● What to do:
Return the first line, the line containing "(16,5) rectangle (449,191);", and every line between them, exactly as they stand.

-- start of Given information --

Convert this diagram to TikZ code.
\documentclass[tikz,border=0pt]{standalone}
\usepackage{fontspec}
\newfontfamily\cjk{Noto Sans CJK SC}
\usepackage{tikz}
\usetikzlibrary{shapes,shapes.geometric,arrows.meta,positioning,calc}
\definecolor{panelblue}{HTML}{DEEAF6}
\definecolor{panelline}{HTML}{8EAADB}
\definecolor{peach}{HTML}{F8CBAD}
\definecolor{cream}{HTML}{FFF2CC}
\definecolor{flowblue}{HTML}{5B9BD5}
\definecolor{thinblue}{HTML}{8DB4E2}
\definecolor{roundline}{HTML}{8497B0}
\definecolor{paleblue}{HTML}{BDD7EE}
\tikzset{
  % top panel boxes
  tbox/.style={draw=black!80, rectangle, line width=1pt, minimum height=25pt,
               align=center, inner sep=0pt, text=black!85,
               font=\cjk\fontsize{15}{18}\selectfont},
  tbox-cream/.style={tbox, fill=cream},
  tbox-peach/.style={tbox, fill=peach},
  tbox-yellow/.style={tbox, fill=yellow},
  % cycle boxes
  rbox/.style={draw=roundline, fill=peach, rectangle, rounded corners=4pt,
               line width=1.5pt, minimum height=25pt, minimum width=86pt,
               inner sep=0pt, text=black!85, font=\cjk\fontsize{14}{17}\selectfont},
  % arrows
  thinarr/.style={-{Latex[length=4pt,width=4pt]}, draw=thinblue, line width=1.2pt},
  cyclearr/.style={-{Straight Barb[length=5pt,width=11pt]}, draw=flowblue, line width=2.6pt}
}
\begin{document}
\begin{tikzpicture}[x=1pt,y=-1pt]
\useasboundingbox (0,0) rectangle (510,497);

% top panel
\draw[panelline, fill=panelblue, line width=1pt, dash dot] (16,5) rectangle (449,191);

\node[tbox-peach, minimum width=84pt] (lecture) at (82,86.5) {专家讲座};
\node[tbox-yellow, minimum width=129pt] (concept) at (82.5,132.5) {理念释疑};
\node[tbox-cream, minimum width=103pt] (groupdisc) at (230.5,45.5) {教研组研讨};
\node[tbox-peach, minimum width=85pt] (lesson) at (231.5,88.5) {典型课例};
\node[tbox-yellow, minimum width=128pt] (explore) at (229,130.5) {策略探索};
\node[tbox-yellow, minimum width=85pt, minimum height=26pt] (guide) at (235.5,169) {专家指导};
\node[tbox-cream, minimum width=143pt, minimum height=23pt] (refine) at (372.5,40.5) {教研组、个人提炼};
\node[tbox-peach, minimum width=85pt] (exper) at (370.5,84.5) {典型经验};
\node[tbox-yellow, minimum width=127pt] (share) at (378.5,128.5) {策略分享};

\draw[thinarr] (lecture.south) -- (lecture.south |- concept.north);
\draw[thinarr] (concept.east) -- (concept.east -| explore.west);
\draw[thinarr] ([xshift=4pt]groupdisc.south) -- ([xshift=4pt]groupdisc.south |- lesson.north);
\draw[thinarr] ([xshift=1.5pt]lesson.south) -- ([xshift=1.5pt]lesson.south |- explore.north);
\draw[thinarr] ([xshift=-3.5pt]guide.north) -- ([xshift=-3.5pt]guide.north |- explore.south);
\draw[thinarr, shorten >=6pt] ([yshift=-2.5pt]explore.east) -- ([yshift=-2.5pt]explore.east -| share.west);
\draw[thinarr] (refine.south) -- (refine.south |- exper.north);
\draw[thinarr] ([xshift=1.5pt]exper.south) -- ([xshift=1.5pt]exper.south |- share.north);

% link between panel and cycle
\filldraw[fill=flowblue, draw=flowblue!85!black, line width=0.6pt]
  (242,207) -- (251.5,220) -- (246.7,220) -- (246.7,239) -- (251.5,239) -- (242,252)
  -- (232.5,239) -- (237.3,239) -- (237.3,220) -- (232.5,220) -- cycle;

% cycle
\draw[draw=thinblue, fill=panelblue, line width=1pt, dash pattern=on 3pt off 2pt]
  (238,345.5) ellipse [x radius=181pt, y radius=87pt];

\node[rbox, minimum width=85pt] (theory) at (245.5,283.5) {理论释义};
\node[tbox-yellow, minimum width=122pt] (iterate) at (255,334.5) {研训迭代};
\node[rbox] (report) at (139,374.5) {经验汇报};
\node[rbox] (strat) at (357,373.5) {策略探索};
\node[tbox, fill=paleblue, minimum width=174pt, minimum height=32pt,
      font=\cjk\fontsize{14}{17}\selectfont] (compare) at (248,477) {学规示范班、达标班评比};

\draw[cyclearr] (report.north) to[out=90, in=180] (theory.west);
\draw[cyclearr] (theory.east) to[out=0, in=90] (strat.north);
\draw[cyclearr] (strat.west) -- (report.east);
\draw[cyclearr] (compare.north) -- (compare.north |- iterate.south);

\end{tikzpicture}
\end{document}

-- end of Given information --

● Exercise result:
Convert this diagram to TikZ code.
\documentclass[tikz,border=0pt]{standalone}
\usepackage{fontspec}
\newfontfamily\cjk{Noto Sans CJK SC}
\usepackage{tikz}
\usetikzlibrary{shapes,shapes.geometric,arrows.meta,positioning,calc}
\definecolor{panelblue}{HTML}{DEEAF6}
\definecolor{panelline}{HTML}{8EAADB}
\definecolor{peach}{HTML}{F8CBAD}
\definecolor{cream}{HTML}{FFF2CC}
\definecolor{flowblue}{HTML}{5B9BD5}
\definecolor{thinblue}{HTML}{8DB4E2}
\definecolor{roundline}{HTML}{8497B0}
\definecolor{paleblue}{HTML}{BDD7EE}
\tikzset{
  % top panel boxes
  tbox/.style={draw=black!80, rectangle, line width=1pt, minimum height=25pt,
               align=center, inner sep=0pt, text=black!85,
               font=\cjk\fontsize{15}{18}\selectfont},
  tbox-cream/.style={tbox, fill=cream},
  tbox-peach/.style={tbox, fill=peach},
  tbox-yellow/.style={tbox, fill=yellow},
  % cycle boxes
  rbox/.style={draw=roundline, fill=peach, rectangle, rounded corners=4pt,
               line width=1.5pt, minimum height=25pt, minimum width=86pt,
               inner sep=0pt, text=black!85, font=\cjk\fontsize{14}{17}\selectfont},
  % arrows
  thinarr/.style={-{Latex[length=4pt,width=4pt]}, draw=thinblue, line width=1.2pt},
  cyclearr/.style={-{Straight Barb[length=5pt,width=11pt]}, draw=flowblue, line width=2.6pt}
}
\begin{document}
\begin{tikzpicture}[x=1pt,y=-1pt]
\useasboundingbox (0,0) rectangle (510,497);

% top panel
\draw[panelline, fill=panelblue, line width=1pt, dash dot] (16,5) rectangle (449,191);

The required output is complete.